_Problem details:_
Leave out the pictures, and reproduce exactly the lines from the line containing "Write the SVG code for this diagram." through the final line of the entries.

## START

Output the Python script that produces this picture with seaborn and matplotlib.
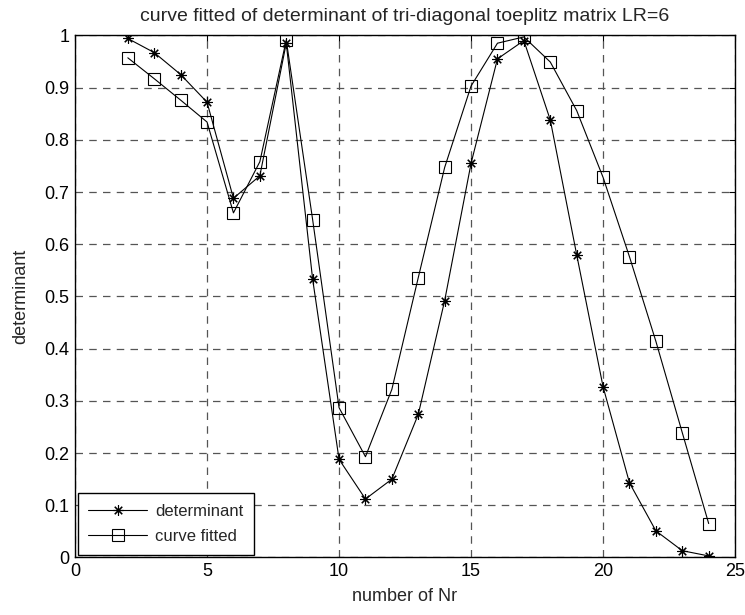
import matplotlib
matplotlib.use("Agg")
import matplotlib.pyplot as plt
import seaborn as sns
import pandas as pd

nr = [2, 3, 4, 5, 6, 7, 8, 9, 10, 11, 12, 13, 14, 15, 16, 17, 18, 19, 20, 21, 22, 23, 24]
determinant = [0.994, 0.967, 0.925, 0.872, 0.688, 0.731, 0.985, 0.533, 0.188, 0.112, 0.150,
               0.274, 0.492, 0.755, 0.955, 0.990, 0.838, 0.580, 0.327, 0.143, 0.051, 0.013, 0.003]
curve_fitted = [0.957, 0.917, 0.876, 0.834, 0.660, 0.758, 0.991, 0.647, 0.287, 0.193, 0.322,
                0.536, 0.747, 0.903, 0.985, 0.997, 0.949, 0.856, 0.728, 0.576, 0.414, 0.239, 0.065]
x_ticks = [0, 5, 10, 15, 20, 25]
y_ticks = [0, 0.1, 0.2, 0.3, 0.4, 0.5, 0.6, 0.7, 0.8, 0.9, 1.0]
y_tick_labels = ["0", "0.1", "0.2", "0.3", "0.4", "0.5", "0.6", "0.7", "0.8", "0.9", "1"]

sns.set_style("white")
plt.rcParams["font.family"] = ["Liberation Sans", "DejaVu Sans"]

df = pd.DataFrame({"nr": nr, "determinant": determinant, "curve_fitted": curve_fitted})

fig = plt.figure(figsize=(7.45, 6.15), dpi=100)
ax = fig.add_axes([0.1007, 0.0935, 0.886, 0.849])

sns.lineplot(data=df, x="nr", y="determinant", ax=ax, color="black", linewidth=0.8,
             marker=(8, 2, 0), markersize=7.5, markeredgecolor="black", markeredgewidth=0.8,
             label="determinant")
sns.lineplot(data=df, x="nr", y="curve_fitted", ax=ax, color="black", linewidth=0.8,
             marker="s", markersize=9, markerfacecolor="none", markeredgecolor="black",
             markeredgewidth=0.8, label="curve fitted")

ax.set_xlim(0, 25)
ax.set_ylim(0, 1)
ax.set_xticks(x_ticks)
ax.set_yticks(y_ticks)
ax.set_yticklabels(y_tick_labels)
ax.tick_params(direction="in", length=4, width=0.8, top=True, right=True, labelsize=13, pad=4,
               colors="black")
ax.grid(True, linestyle=(0, (6, 5)), color="#555555", linewidth=0.9)
for s in ax.spines.values():
    s.set_visible(True)
    s.set_color("black")
    s.set_linewidth(1.0)

ax.set_xlabel("number of Nr", fontsize=13, labelpad=6)
ax.set_ylabel("determinant", fontsize=13, labelpad=11)
ax.set_title("curve fitted of determinant of tri-diagonal toeplitz matrix LR=6", fontsize=14, pad=10)

leg = ax.legend(loc="lower left", fontsize=12, frameon=True, fancybox=False, borderaxespad=0.15,
                handlelength=3.5, handletextpad=0.5, borderpad=0.65, labelspacing=0.6)
leg.get_frame().set_edgecolor("black")
leg.get_frame().set_linewidth(1.0)
leg.get_frame().set_alpha(1)

fig.savefig("out.png", dpi=100)
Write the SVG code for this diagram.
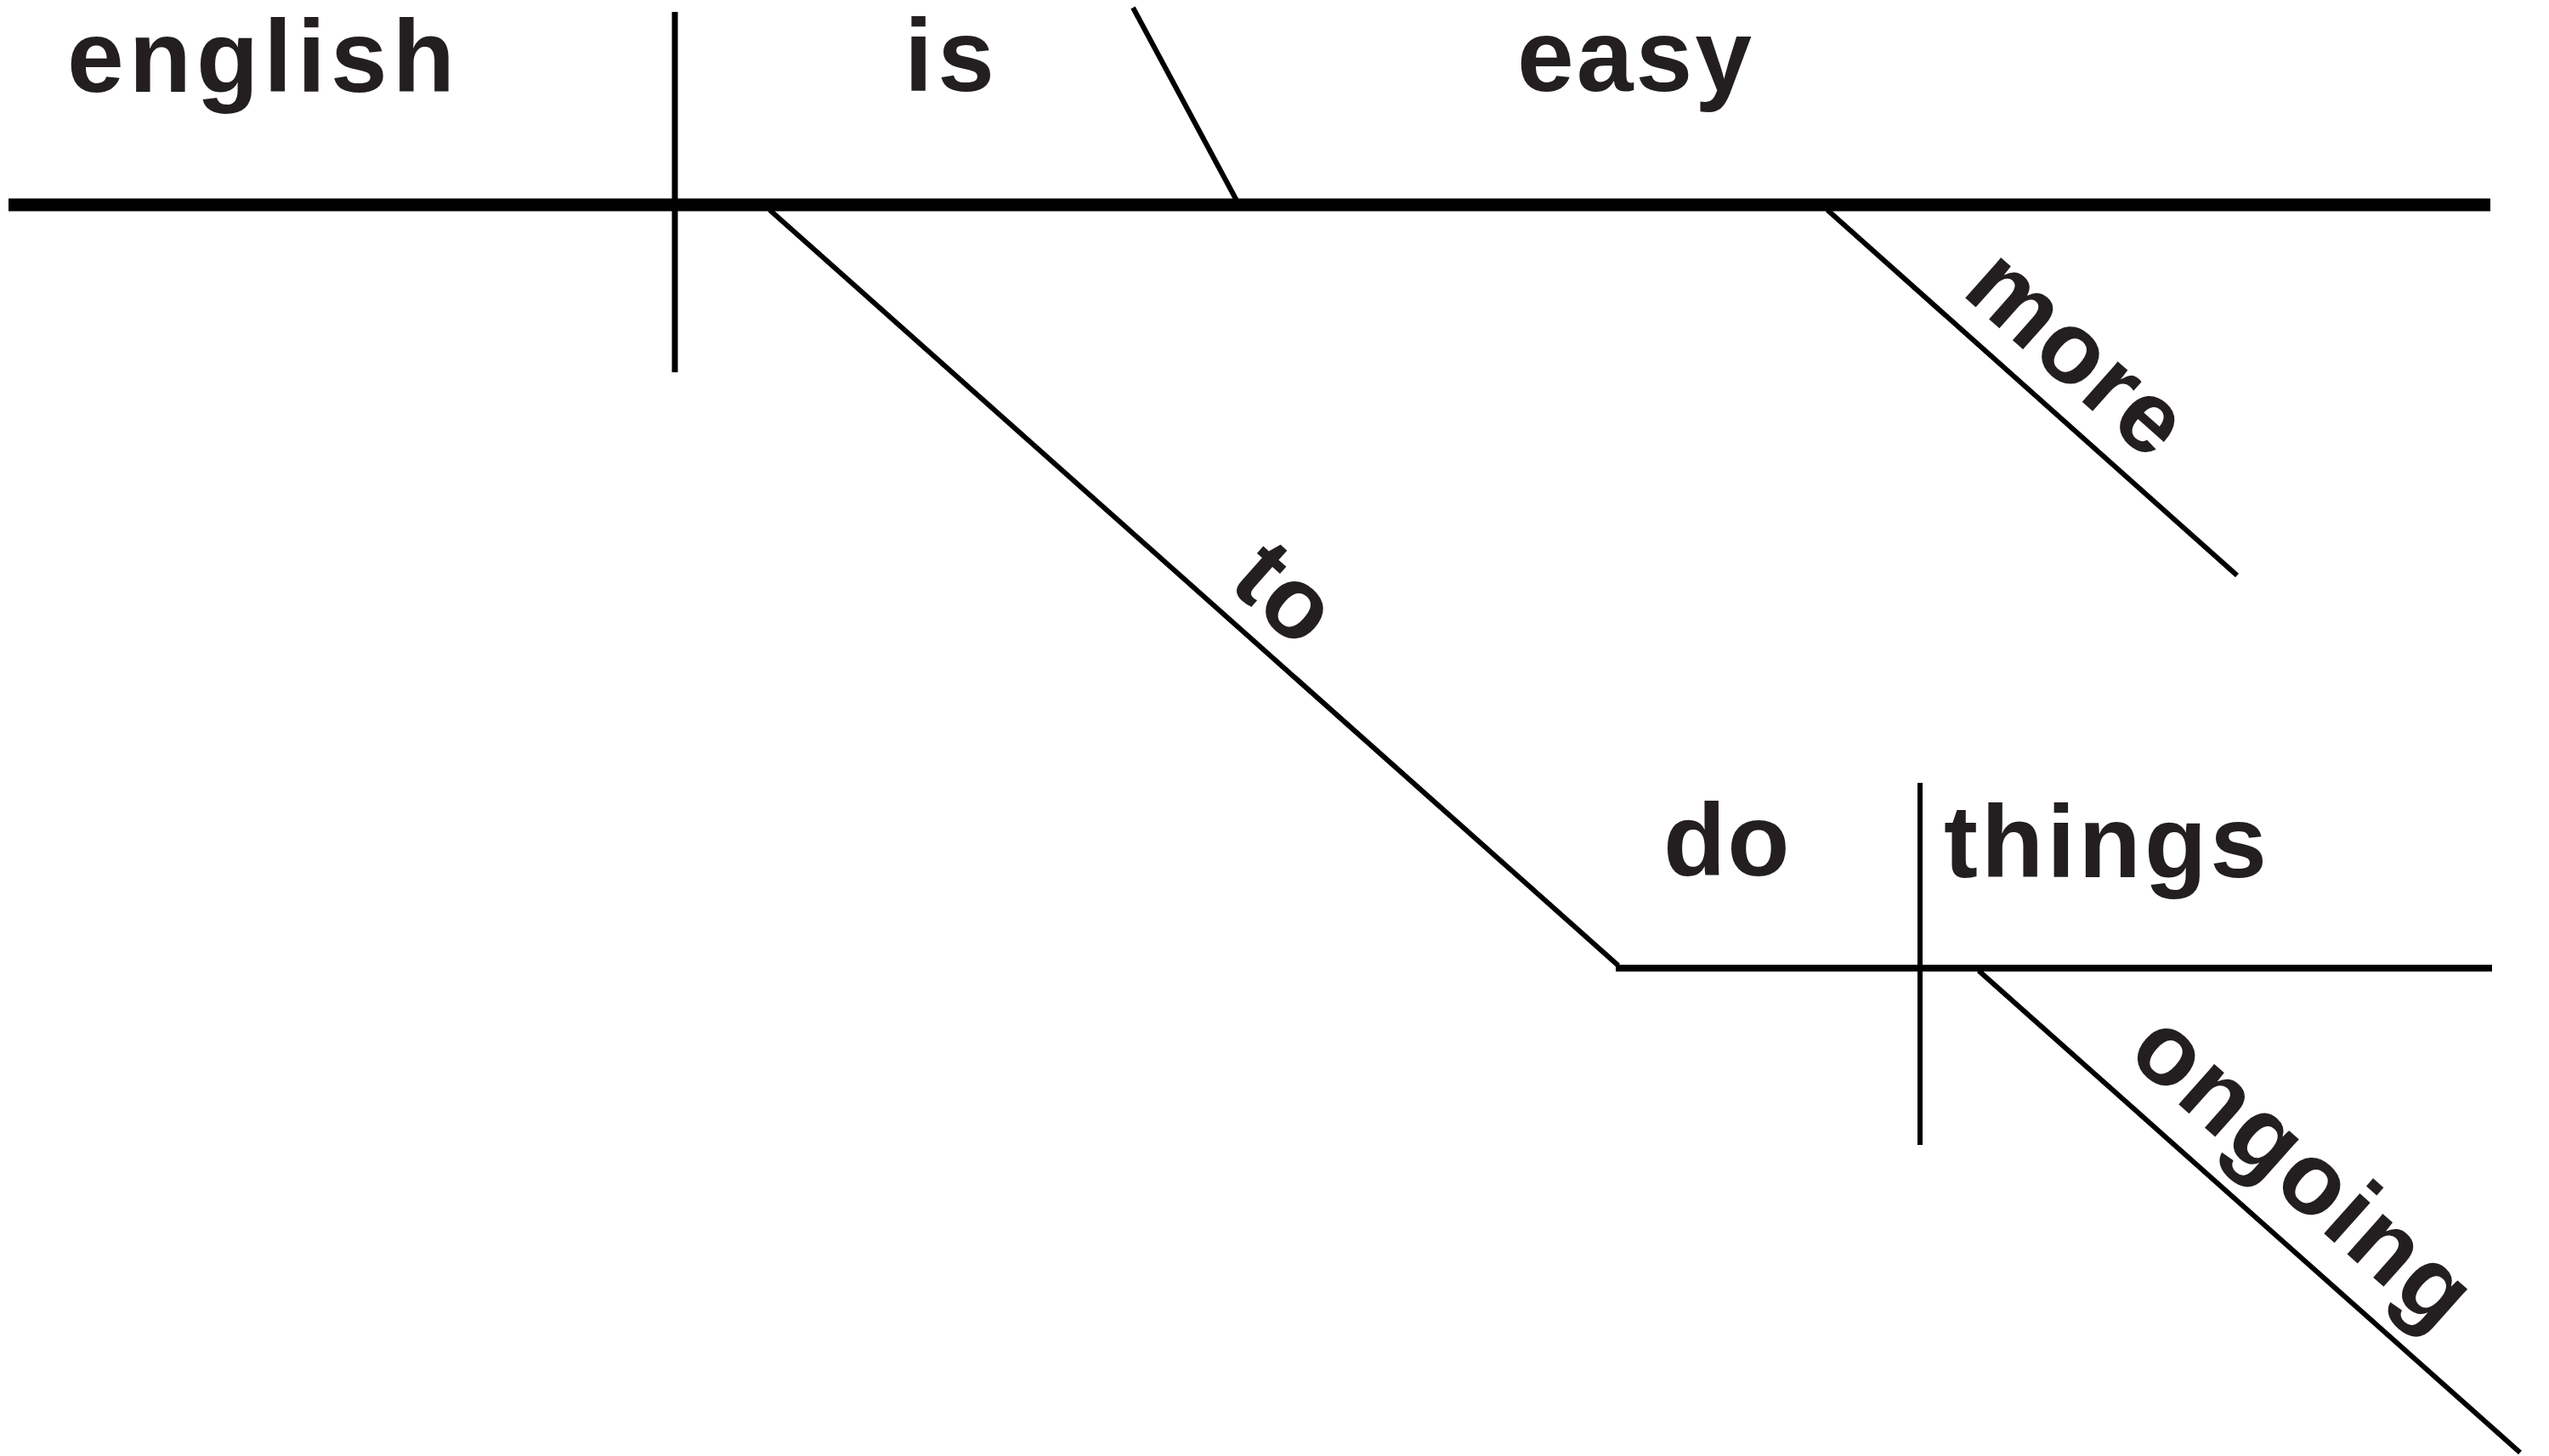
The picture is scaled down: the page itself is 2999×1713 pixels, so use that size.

## END

_Output below:_
Write the SVG code for this diagram.
The picture is scaled down: the page itself is 2999×1713 pixels, so use that size.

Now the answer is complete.